後年の 『幻影編』にもキリコへの刺客として3人のネクスタントが登場し、『パチスロ・装甲騎兵ボトムズ』にもデボラ・グレンという女性ネクスタント(外見はテイタニアのボツ案に酷似している)が登場している。
ロボトライブ
TVシリーズ終了から300年後の世界を描いた小説『装甲騎兵ボトムズ ガネシス』に登場。厳密にはATとは異なるが、系列に含まれるのでここで解説する。
ネクスタントの技術をベースに制作された兵器で、第五次銀河大戦(二百年戦争)中のアストラギウス暦7493年に実戦投入された。

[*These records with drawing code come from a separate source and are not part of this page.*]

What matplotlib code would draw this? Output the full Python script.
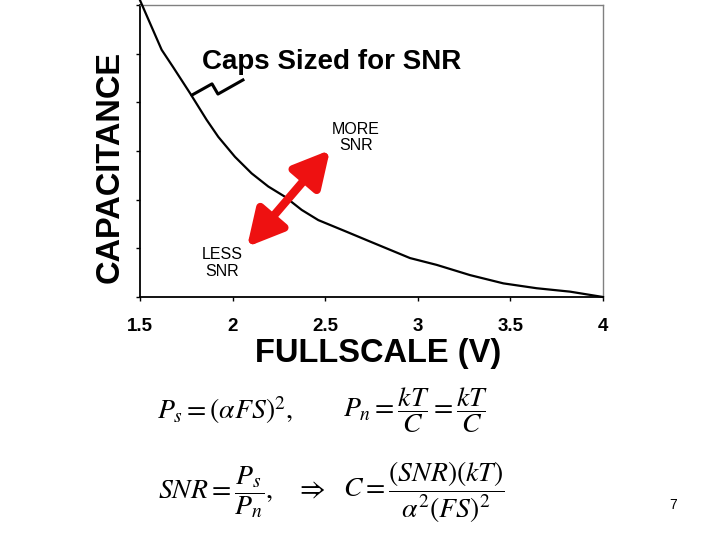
import numpy as np
import matplotlib
matplotlib.use("Agg")
import matplotlib.pyplot as plt
from matplotlib.patches import FancyArrowPatch

plt.rcParams['font.family'] = ['Liberation Sans', 'DejaVu Sans']
plt.rcParams['mathtext.fontset'] = 'stix'

# curve (fullscale V, capacitance in tick units)
fullscale = [1.5, 1.563, 1.617, 1.678, 1.770, 1.860, 1.923, 2.013, 2.103,
             2.193, 2.283, 2.373, 2.463, 2.616, 2.742, 2.958, 3.102, 3.282,
             3.462, 3.642, 3.822, 4.0]
capacitance = [6.10, 5.55, 5.08, 4.73, 4.19, 3.64, 3.29, 2.88, 2.54,
               2.27, 2.06, 1.79, 1.58, 1.34, 1.14, 0.80, 0.66, 0.45,
               0.28, 0.18, 0.11, 0.0]

xticks = [1.5, 2, 2.5, 3, 3.5, 4]
xticklabels = ['1.5', '2', '2.5', '3', '3.5', '4']
yticks = [0, 1, 2, 3, 4, 5, 6]

# squiggle pointing from the title to the curve
squiggle_x = [1.781, 1.889, 1.921, 2.056]
squiggle_y = [4.15, 4.38, 4.17, 4.46]

# red double arrow ends
arrow_start = (2.078, 1.03)
arrow_end = (2.526, 3.02)

fig = plt.figure(figsize=(7.2, 5.4), dpi=100)
ax = fig.add_axes([0.1944, 0.45, 0.6431, 0.5407])

ax.plot(fullscale, capacitance, color='black', lw=1.6, clip_on=False, zorder=3,
        solid_joinstyle='round')
ax.plot(squiggle_x, squiggle_y, color='black', lw=2.2, solid_joinstyle='round')

arr = FancyArrowPatch(arrow_start, arrow_end, arrowstyle='<|-|>,head_length=1.8,head_width=0.95',
                      mutation_scale=12, color='#ee1111', lw=6, shrinkA=0, shrinkB=0,
                      zorder=4)
ax.add_patch(arr)

ax.text(1.835, 4.83, 'Caps Sized for SNR', fontsize=20, fontweight='bold',
        ha='left', va='center')
ax.text(2.666, 3.27, 'MORE\nSNR', fontsize=11.5, ha='center', va='center',
        linespacing=1.1)
ax.text(1.943, 0.70, 'LESS\nSNR', fontsize=11.5, ha='center', va='center',
        linespacing=1.1)

ax.set_xlim(1.5, 4)
ax.set_ylim(0, 6)
ax.set_xticks(xticks)
ax.set_xticklabels(xticklabels, fontsize=13.5, fontweight='bold')
ax.set_yticks(yticks)
ax.set_yticklabels([])
ax.tick_params(axis='both', direction='out', length=3, width=1, pad=12)

for s in ['left', 'bottom']:
    ax.spines[s].set_linewidth(1.3)
    ax.spines[s].set_color('black')
for s in ['top', 'right']:
    ax.spines[s].set_linewidth(1.0)
    ax.spines[s].set_color('#808080')

ax.set_xlabel('FULLSCALE (V)', fontsize=23.5, fontweight='bold')
ax.xaxis.set_label_coords(0.514, -0.14)
ax.set_ylabel('CAPACITANCE', fontsize=23.5, fontweight='bold')
ax.yaxis.set_label_coords(-0.032, 0.445)

# equations
eq_size = 20
fig.text(157 / 720, 1 - 410 / 540, r'$P_s=\left(\alpha FS\right)^2,$', fontsize=eq_size,
         ha='left', va='center')
fig.text(343 / 720, 1 - 410 / 540, r'$P_n=\dfrac{kT}{C}=\dfrac{kT}{C}$', fontsize=eq_size,
         ha='left', va='center')
fig.text(158 / 720, 1 - 492 / 540, r'$SNR=\dfrac{P_s}{P_n},$', fontsize=eq_size,
         ha='left', va='center')
fig.text(295 / 720, 1 - 490 / 540, r'$\Rightarrow$', fontsize=eq_size,
         ha='left', va='center')
fig.text(343 / 720, 1 - 492 / 540,
         r'$C=\dfrac{\left(SNR\right)\left(kT\right)}{\alpha^2\left(FS\right)^2}$',
         fontsize=eq_size, ha='left', va='center')

fig.text(673 / 720, 1 - 505 / 540, '7', fontsize=10, ha='center', va='center')

fig.savefig('out.png', dpi=100)
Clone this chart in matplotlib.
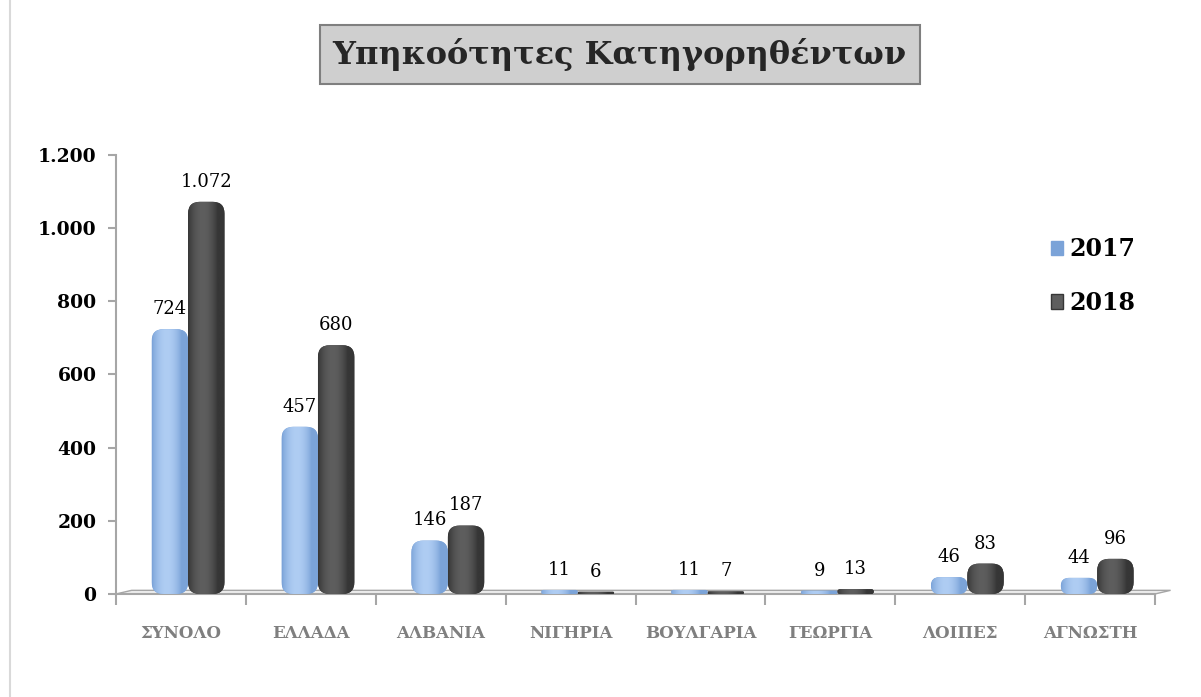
"""Υπηκοότητες Κατηγορηθέντων: ομαδοποιημένο ραβδόγραμμα 2017 / 2018"""

import numpy as np
import matplotlib

matplotlib.use("Agg")
import matplotlib.pyplot as plt
from matplotlib.patches import FancyBboxPatch, Rectangle, Polygon

categories = ["ΣΥΝΟΛΟ", "ΕΛΛΑΔΑ", "ΑΛΒΑΝΙΑ", "ΝΙΓΗΡΙΑ", "ΒΟΥΛΓΑΡΙΑ",
              "ΓΕΩΡΓΙΑ", "ΛΟΙΠΕΣ", "ΑΓΝΩΣΤΗ"]
values_2017 = [724, 457, 146, 11, 11, 9, 46, 44]
values_2018 = [1072, 680, 187, 6, 7, 13, 83, 96]
series_labels = ["2017", "2018"]
y_ticks = [0, 200, 400, 600, 800, 1000, 1200]

SERIF = ["DejaVu Serif"]
# グラデーション色（端, 中央ハイライト）
BLUE = ("#7BA3D8", "#AFCDF3")
DARK = ("#363636", "#5E5E5E")
BAR_W = 0.28
# 3D 風の奥行きによる横ずれ（カテゴリ単位）
DEPTH_SHIFT = 0.055


def fmt(v):
    return f"{v:,}".replace(",", ".")


fig = plt.figure(figsize=(12.01, 6.97), dpi=100)
ax = fig.add_axes([0.0966, 0.1478, 0.8651, 0.6298])

x = np.arange(len(categories))
# 1 px あたりの y 単位 / x 単位（角丸のアスペクト補正）
px_x = 1 / 130.0
px_y = 1200 / 439.0
aspect = px_y / px_x

grad = np.linspace(0, 1, 64)
grad = np.sin(np.clip(grad * 1.25, 0, 1) * np.pi) ** 0.8


def draw_bars(xs, vals, colors):
    bars = ax.bar(xs, vals, BAR_W, color="none", edgecolor="none")
    cmap = matplotlib.colors.LinearSegmentedColormap.from_list("g", colors)
    for rect in bars:
        x0, w, h = rect.get_x(), rect.get_width(), rect.get_height()
        r = min(0.09, h / aspect / 2.0)
        patch = FancyBboxPatch((x0, 0), w, h,
                               boxstyle=f"round,pad=0,rounding_size={r}",
                               mutation_aspect=aspect,
                               facecolor=colors[0], edgecolor="none", zorder=3)
        ax.add_patch(patch)
        im = ax.imshow(grad[np.newaxis, :], cmap=cmap, aspect="auto",
                       extent=(x0, x0 + w, 0, h), zorder=3.1)
        im.set_clip_path(patch)
    return bars


x17 = x + DEPTH_SHIFT - BAR_W / 2
x18 = x + DEPTH_SHIFT + BAR_W / 2
draw_bars(x17, values_2017, BLUE)
draw_bars(x18, values_2018, DARK)
ax.set_xlim(-0.5, len(categories) - 0.5)
ax.set_ylim(0, 1200)

# データラベル
for xs, vals in ((x17, values_2017), (x18, values_2018)):
    for xi, v in zip(xs, vals):
        ax.annotate(fmt(v), (xi, v), xytext=(0, 8), textcoords="offset points",
                    ha="center", va="bottom", fontsize=13, family=SERIF,
                    color="black", zorder=5)

# 床（奥行き付きの薄い面）
floor = Polygon([(-0.5, 0), (len(categories) - 0.5, 0),
                 (len(categories) - 0.38, 10), (-0.38, 10)],
                closed=True, facecolor="#EDEDED", edgecolor="#A6A6A6",
                linewidth=1.0, zorder=1, clip_on=False)
ax.add_patch(floor)

for side in ("top", "right"):
    ax.spines[side].set_visible(False)
for side in ("left", "bottom"):
    ax.spines[side].set_color("#A6A6A6")
    ax.spines[side].set_linewidth(1.5)

ax.set_yticks(y_ticks)
ax.set_yticklabels([fmt(t) for t in y_ticks], fontsize=13.5, fontweight="bold",
                   family=SERIF)
ax.tick_params(axis="y", length=6, width=1.5, color="#A6A6A6", pad=8)

ax.set_xticks(np.arange(len(categories) + 1) - 0.5)
ax.set_xticklabels([])
ax.set_xticks(x, minor=True)
ax.set_xticklabels(categories, minor=True, fontsize=12, fontweight="bold",
                   family=SERIF, color="#7F7F7F")
ax.tick_params(axis="x", which="major", length=8, width=1.5, color="#A6A6A6")
ax.tick_params(axis="x", which="minor", length=0, pad=22)

# 凡例
handles = [Rectangle((0, 0), 1, 1, facecolor=BLUE[0], edgecolor=BLUE[0]),
           Rectangle((0, 0), 1, 1, facecolor=DARK[1], edgecolor=DARK[0])]
fig.legend(handles, series_labels, loc="upper left",
           bbox_to_anchor=(0.857, 0.69), frameon=False,
           prop={"family": SERIF, "weight": "bold", "size": 17},
           handlelength=0.55, handleheight=0.55, handletextpad=0.25,
           labelspacing=1.25)

# タイトル（灰色の枠）
fig.text(0.516, 0.922, "Υπηκοότητες Κατηγορηθέντων", ha="center", va="center",
         fontsize=23, fontweight="bold", family=SERIF, color="#262626",
         bbox=dict(boxstyle="square,pad=0.4", facecolor="#CFCFCF",
                   edgecolor="#7F7F7F", linewidth=1.5))

# 外枠
fig.add_artist(Rectangle((0.008, -0.01), 1.1, 1.1, transform=fig.transFigure,
                         facecolor="none", edgecolor="#D9D9D9", linewidth=1.5))

fig.savefig("out.png", dpi=100)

サイボーグであったネクスタントとは違い、完全なロボット(アンドロイド)であるが、「補助脳」から発展させたと思われる「メガブレイン」の登場で軍事行動に必要十分な忠誠心と判断力を持っている。
凄まじい機動力や人間では携帯できないような大型火器を運用可能なこと、人間サイズな事から来る運用の柔軟さなどで第五次銀河大戦では主力となっており、ATは過去の遺物となってしまっている。
戦闘用として開発されたが、家事労働従事用や疑似家族構成用のものもあり、作中の大戦が一時休戦となった世界では軍から放出されたロボトライブが人間の職を奪う形となり、軋轢が生まれている。
外見についてはひと目でロボトライブと判別できるものの、最新型については人間との判別が難しいタイプも存在している(特に疑似家族構成用はその目的からほぼ人間と変わらない外見を持っている)。
愛称(あるいは蔑称)として「ロビー」と呼ばれており、休戦前後から原因不明の暴走を起こしているものは「マッビー(マッドロビー)」と呼ばれる。バララントも同様の兵器を運用しており、こちらは「ニュードロイド」と呼ばれている。